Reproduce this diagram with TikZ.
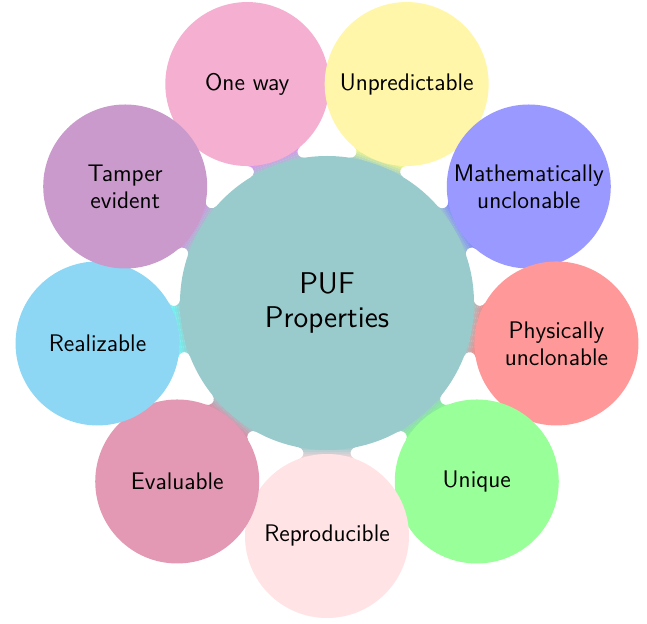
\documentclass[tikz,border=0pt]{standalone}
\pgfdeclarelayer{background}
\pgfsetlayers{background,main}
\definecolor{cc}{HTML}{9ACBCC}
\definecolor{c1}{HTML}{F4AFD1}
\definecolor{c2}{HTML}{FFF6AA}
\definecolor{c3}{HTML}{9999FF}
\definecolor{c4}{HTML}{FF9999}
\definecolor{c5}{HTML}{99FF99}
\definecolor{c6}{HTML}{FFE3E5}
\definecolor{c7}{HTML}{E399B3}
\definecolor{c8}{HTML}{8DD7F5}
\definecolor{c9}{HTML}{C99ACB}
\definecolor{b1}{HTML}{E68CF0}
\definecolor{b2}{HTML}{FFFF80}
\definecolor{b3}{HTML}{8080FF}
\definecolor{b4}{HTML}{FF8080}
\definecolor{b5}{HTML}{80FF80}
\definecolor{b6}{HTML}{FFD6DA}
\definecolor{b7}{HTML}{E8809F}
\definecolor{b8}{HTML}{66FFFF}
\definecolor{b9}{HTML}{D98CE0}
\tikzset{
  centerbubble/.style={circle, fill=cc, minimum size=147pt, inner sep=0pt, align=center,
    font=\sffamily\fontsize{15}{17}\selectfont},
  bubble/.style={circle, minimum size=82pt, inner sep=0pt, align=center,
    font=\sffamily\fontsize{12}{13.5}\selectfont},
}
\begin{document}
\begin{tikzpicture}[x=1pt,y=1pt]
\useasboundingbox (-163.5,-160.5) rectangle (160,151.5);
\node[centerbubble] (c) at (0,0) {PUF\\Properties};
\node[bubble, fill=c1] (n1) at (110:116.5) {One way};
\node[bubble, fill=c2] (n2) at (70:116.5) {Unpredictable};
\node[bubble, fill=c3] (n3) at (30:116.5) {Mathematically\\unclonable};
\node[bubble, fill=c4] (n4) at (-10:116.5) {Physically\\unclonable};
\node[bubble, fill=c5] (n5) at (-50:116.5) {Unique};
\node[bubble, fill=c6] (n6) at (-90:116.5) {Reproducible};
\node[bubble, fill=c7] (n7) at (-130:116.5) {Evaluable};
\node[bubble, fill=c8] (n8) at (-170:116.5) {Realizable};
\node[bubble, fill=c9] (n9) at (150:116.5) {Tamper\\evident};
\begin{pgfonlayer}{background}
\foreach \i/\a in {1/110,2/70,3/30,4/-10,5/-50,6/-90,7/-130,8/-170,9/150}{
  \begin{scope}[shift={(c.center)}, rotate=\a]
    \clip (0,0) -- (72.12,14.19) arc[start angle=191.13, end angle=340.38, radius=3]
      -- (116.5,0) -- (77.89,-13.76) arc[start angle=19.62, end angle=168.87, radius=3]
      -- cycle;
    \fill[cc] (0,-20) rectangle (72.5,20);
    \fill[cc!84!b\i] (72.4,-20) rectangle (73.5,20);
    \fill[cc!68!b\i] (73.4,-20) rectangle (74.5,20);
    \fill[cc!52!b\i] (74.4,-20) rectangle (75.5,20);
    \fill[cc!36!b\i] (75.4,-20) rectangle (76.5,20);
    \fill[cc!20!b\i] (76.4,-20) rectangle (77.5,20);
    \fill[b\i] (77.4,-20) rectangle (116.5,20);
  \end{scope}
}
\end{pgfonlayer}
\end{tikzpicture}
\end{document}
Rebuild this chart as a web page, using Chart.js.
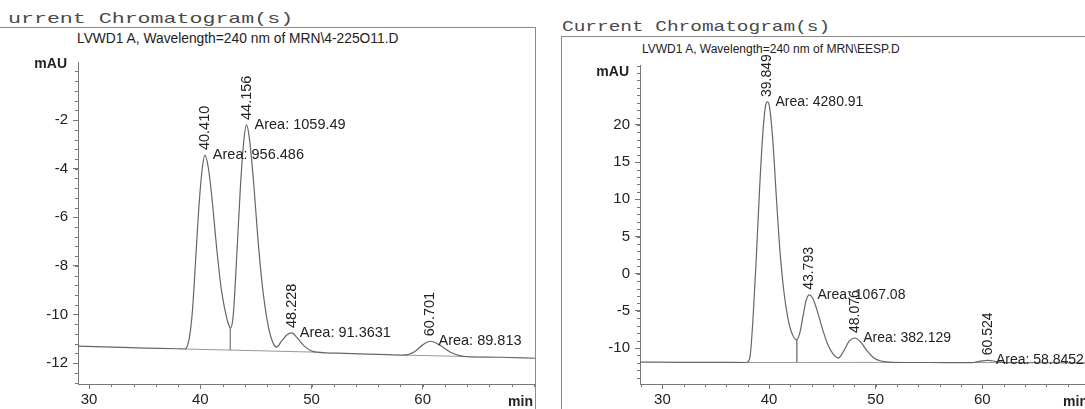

..........

• **Problem details**
Quote the records in their entirety, keeping the wording exact and excluding pictures.

• **Correct output**
Reproduce this diagram with TikZ.
\documentclass[tikz,border=0pt]{standalone}
\pgfdeclarelayer{background}
\pgfsetlayers{background,main}
\definecolor{cc}{HTML}{9ACBCC}
\definecolor{c1}{HTML}{F4AFD1}
\definecolor{c2}{HTML}{FFF6AA}
\definecolor{c3}{HTML}{9999FF}
\definecolor{c4}{HTML}{FF9999}
\definecolor{c5}{HTML}{99FF99}
\definecolor{c6}{HTML}{FFE3E5}
\definecolor{c7}{HTML}{E399B3}
\definecolor{c8}{HTML}{8DD7F5}
\definecolor{c9}{HTML}{C99ACB}
\definecolor{b1}{HTML}{E68CF0}
\definecolor{b2}{HTML}{FFFF80}
\definecolor{b3}{HTML}{8080FF}
\definecolor{b4}{HTML}{FF8080}
\definecolor{b5}{HTML}{80FF80}
\definecolor{b6}{HTML}{FFD6DA}
\definecolor{b7}{HTML}{E8809F}
\definecolor{b8}{HTML}{66FFFF}
\definecolor{b9}{HTML}{D98CE0}
\tikzset{
  centerbubble/.style={circle, fill=cc, minimum size=147pt, inner sep=0pt, align=center,
    font=\sffamily\fontsize{15}{17}\selectfont},
  bubble/.style={circle, minimum size=82pt, inner sep=0pt, align=center,
    font=\sffamily\fontsize{12}{13.5}\selectfont},
}
\begin{document}
\begin{tikzpicture}[x=1pt,y=1pt]
\useasboundingbox (-163.5,-160.5) rectangle (160,151.5);
\node[centerbubble] (c) at (0,0) {PUF\\Properties};
\node[bubble, fill=c1] (n1) at (110:116.5) {One way};
\node[bubble, fill=c2] (n2) at (70:116.5) {Unpredictable};
\node[bubble, fill=c3] (n3) at (30:116.5) {Mathematically\\unclonable};
\node[bubble, fill=c4] (n4) at (-10:116.5) {Physically\\unclonable};
\node[bubble, fill=c5] (n5) at (-50:116.5) {Unique};
\node[bubble, fill=c6] (n6) at (-90:116.5) {Reproducible};
\node[bubble, fill=c7] (n7) at (-130:116.5) {Evaluable};
\node[bubble, fill=c8] (n8) at (-170:116.5) {Realizable};
\node[bubble, fill=c9] (n9) at (150:116.5) {Tamper\\evident};
\begin{pgfonlayer}{background}
\foreach \i/\a in {1/110,2/70,3/30,4/-10,5/-50,6/-90,7/-130,8/-170,9/150}{
  \begin{scope}[shift={(c.center)}, rotate=\a]
    \clip (0,0) -- (72.12,14.19) arc[start angle=191.13, end angle=340.38, radius=3]
      -- (116.5,0) -- (77.89,-13.76) arc[start angle=19.62, end angle=168.87, radius=3]
      -- cycle;
    \fill[cc] (0,-20) rectangle (72.5,20);
    \fill[cc!84!b\i] (72.4,-20) rectangle (73.5,20);
    \fill[cc!68!b\i] (73.4,-20) rectangle (74.5,20);
    \fill[cc!52!b\i] (74.4,-20) rectangle (75.5,20);
    \fill[cc!36!b\i] (75.4,-20) rectangle (76.5,20);
    \fill[cc!20!b\i] (76.4,-20) rectangle (77.5,20);
    \fill[b\i] (77.4,-20) rectangle (116.5,20);
  \end{scope}
}
\end{pgfonlayer}
\end{tikzpicture}
\end{document}
Rebuild this chart as a web page, using Chart.js.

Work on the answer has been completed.